Bruce Bogtrotter and the Cake

  • After seeing the headmistress in action, Matilda and Lavender talk about how outrageous and evil the Trunchbull is.
  • While Lavender thinks parents would stop the Trunchbull if students complained, Matilda explains that the Trunchbull can act so mean and get away with it because she is so over the top. No one would believe that she actually does the terrible things she does. 
  • The following day, the students have to go to a special assembly, which is being held so that Trunchbull can punish a kid named Bruce Bogtrotter in front of everyone. 
  • The Trunchbull calls Bruce up to the stage at the front of the room. Bruce is very worried, but does as she says. 
  • In front of the entire school, Trunchbull accuses Bruce of being awful and terrible, a complete degenerate (that is, someone who's completely corrupt and immoral). 

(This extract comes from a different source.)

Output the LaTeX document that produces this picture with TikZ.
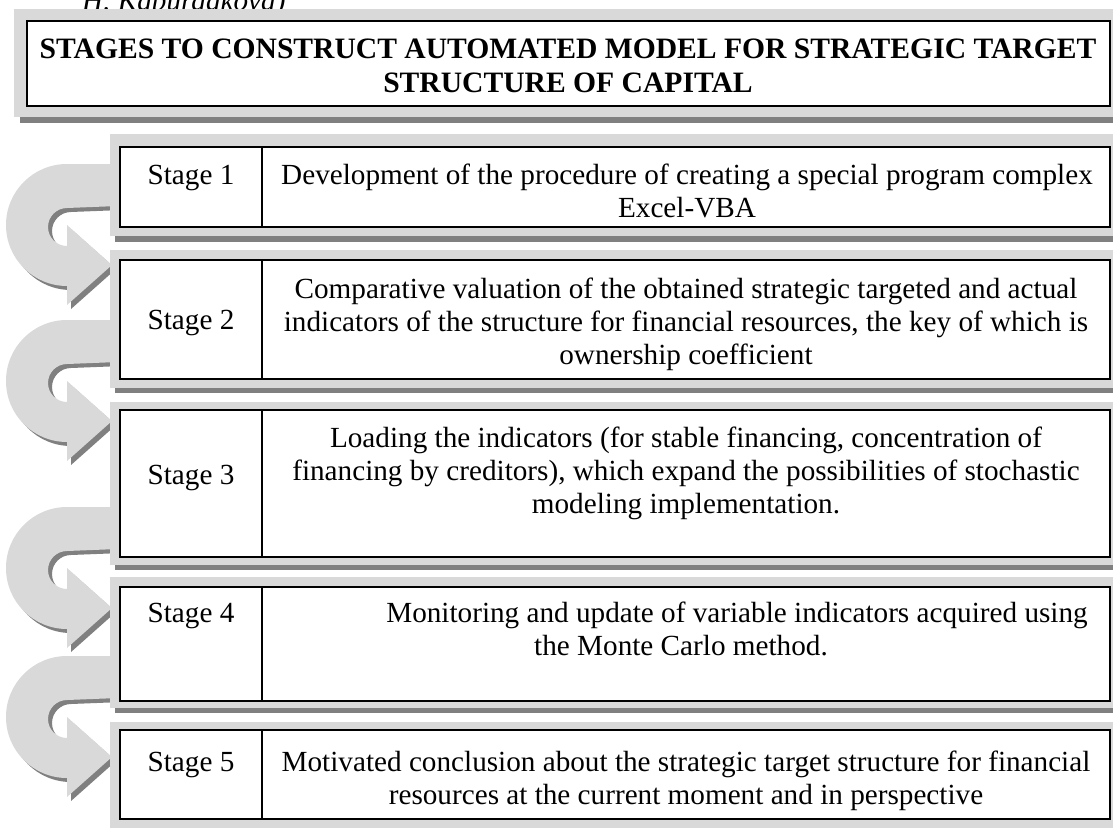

  • Then, the Trunchbull accuses Bruce of snatching some of her own secret chocolate cake stash. 
  • Bruce denies taking the cake, but the Trunchbull has a witness: the school cook. Uh oh. That means Bruce is in hot water. 
  • At first it seems like Bruce is no match for the headmistress, the poor guy. The Trunchbull fools him into confessing by asking him if the cake tasted good, and says he should pay his respects to the cook. 
  • When the cook comes out, Bruce tells her how the cake tasted.
  • After that, the Trunchbull asks the cook if Bruce can have some more cake. This can only lead to bad things.
  • The cook brings forward an enormous chocolate cake, over a foot and a half across, and the Trunchbull tells Bruce the cake is for him. 
  • But Bruce doesn't want to eat a bite. What if it's poisoned? What if it explodes? That's what all the other kids watching are thinking.
  • Eventually, he has no choice but to take a bite of cake.
  • He eats a small piece and nothing bad happens. It's just cake.
  • The problem is, the Trunchbull says he has to keep eating it. 
  • Bruce tries to politely refuse, but she forces him to keep eating, saying he has to eat the whole cake. 
  • Matilda, Lavender, and the other kids watching think this is never going to happen. The cake is way too large. 
  • And it seems like it isn't going to work, as Bruce makes it through one more slice and stops.
  • However, the Trunchbull says he has to keep eating without stopping or she'll put him in The Chokey. 
  • So Bruce tucks in. It's almost like he's a competitive eater or something. He excels at this.
  • Most people wouldn't, though. Lavender thinks he'll be sick.
  • He makes it halfway through and stalls to burp in an enormous fashion. Then he keeps going.
  • The audience gets more and more excited. Before they were worried, waiting for the punishment to take its toll. But now, it's like they sense there's a real possibility for him to make it. 
  • That'll show the Trunchbull. 
  • One person shouts encouragement and the Trunchbull screams for quiet.
  • Bruce is three-fourths there, and Lavender and Matilda are excited. 
  • All eyes are on Bruce, who finally eats the whole cake, and after that the auditorium explodes in delight.
  • Furious, the Trunchbull smashes the empty cake plate over Bruce's head (he's unhurt), before storming off.